La regia di Martin Hodara in Neve Nera è fluida, ma la fotografia cupa, plumbea. La macchina da presa agisce con passo felpato, senza tremolii o scatti improvvisi nonostante i frequenti salti temporali dati dai flashback; a un montaggio articolato è preferita una regia di ampio respiro, con sequenze abitate da pause e lunghi silenzi squarciati dalle sole grida del vento. La musica non dà segni di commento, anzi risulta di accompagnamento acritico e semplicemente rafforza il senso della visione. Non mancano scambi fra plongee e contre-plongee di riuscito intento drammatico; qualche vaga citazione della “luccicanza” di Stanley Kubrick è mostrata in certi inseguimenti aerei dell’auto sui sentieri innevati e nella dimensione di isolamento amplificata dal bianco puro e accecante della neve.

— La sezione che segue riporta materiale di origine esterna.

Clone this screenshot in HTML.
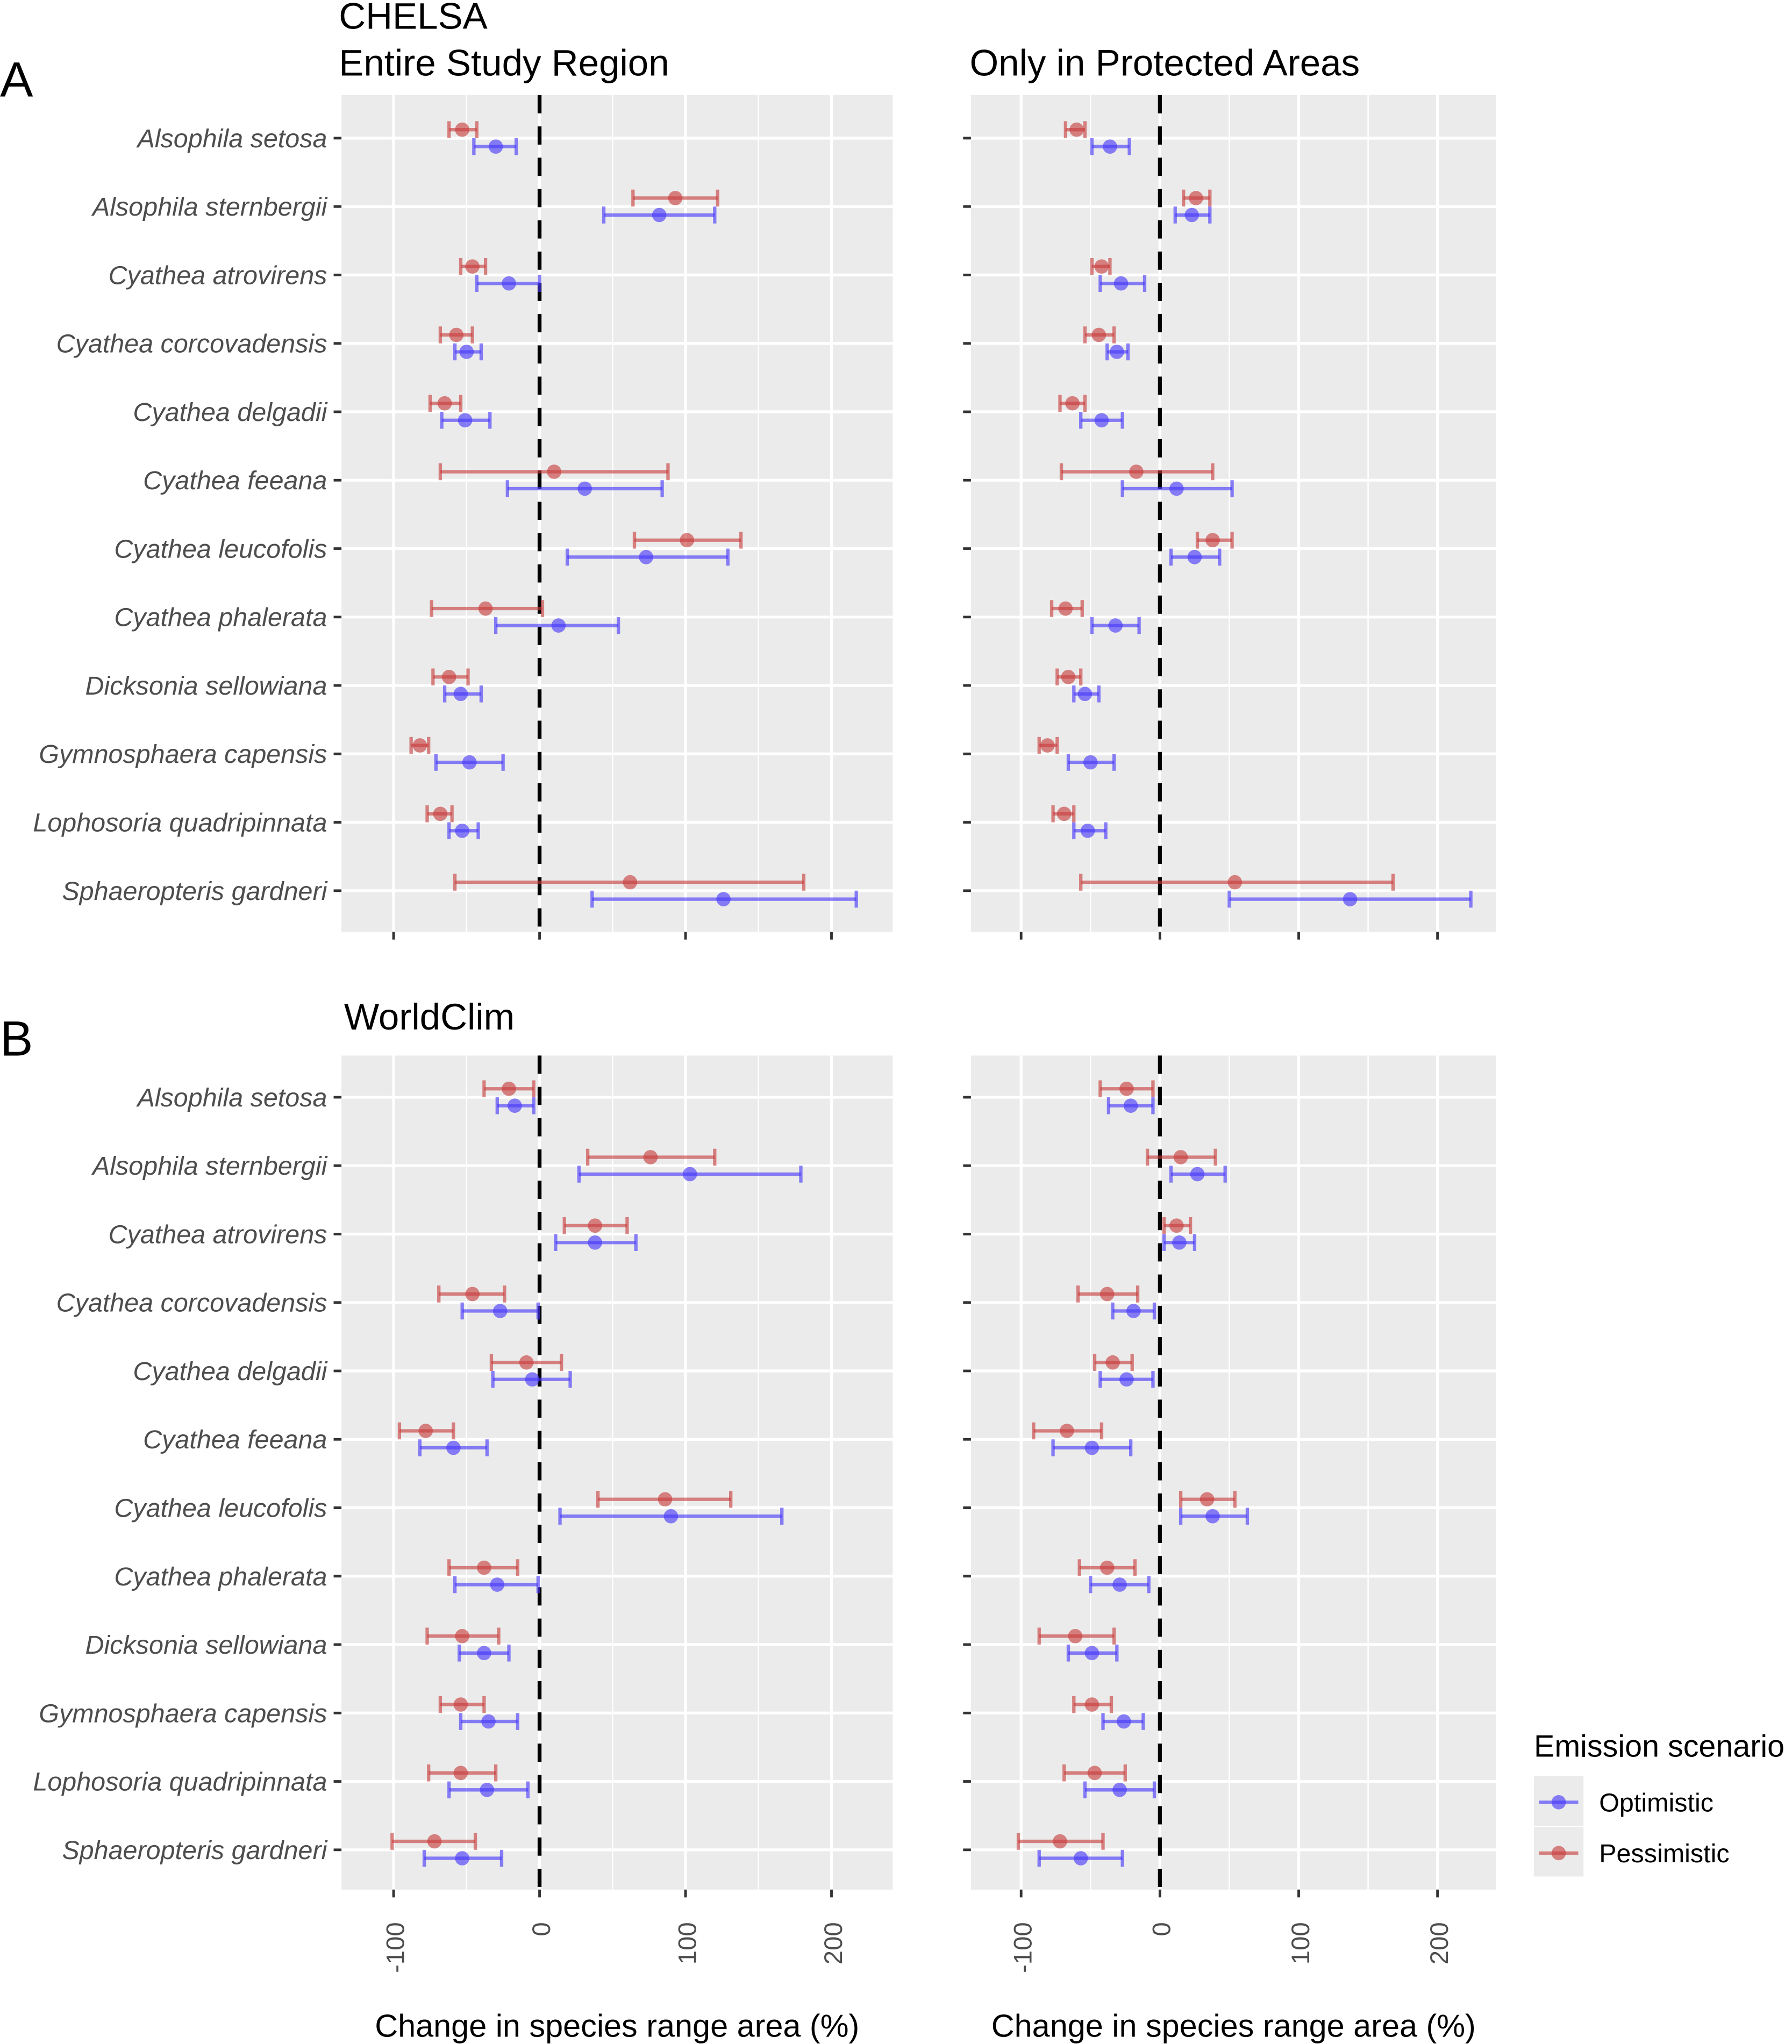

Nel film di Martin Hodara la neve è nera perché macchiata dal lutto; è spettatrice e sede di atti efferati. Solo la neve sa chi è Caino e chi Abele nella contorta logica drammaturgica nella quale il cattivo non è cattivo e il buono non è buono. E tuttavia la destrezza con cui il sospetto e il dubbio sono stati tenuti alti, alla fine, perdono la loro forza. Lo spettatore percepisce il loro sgretolamento: (troppa) luce è stata fatta su quell’alone di mistero che aveva avvolto l’intera produzione e che era stato il perno su cui tutto ruotava.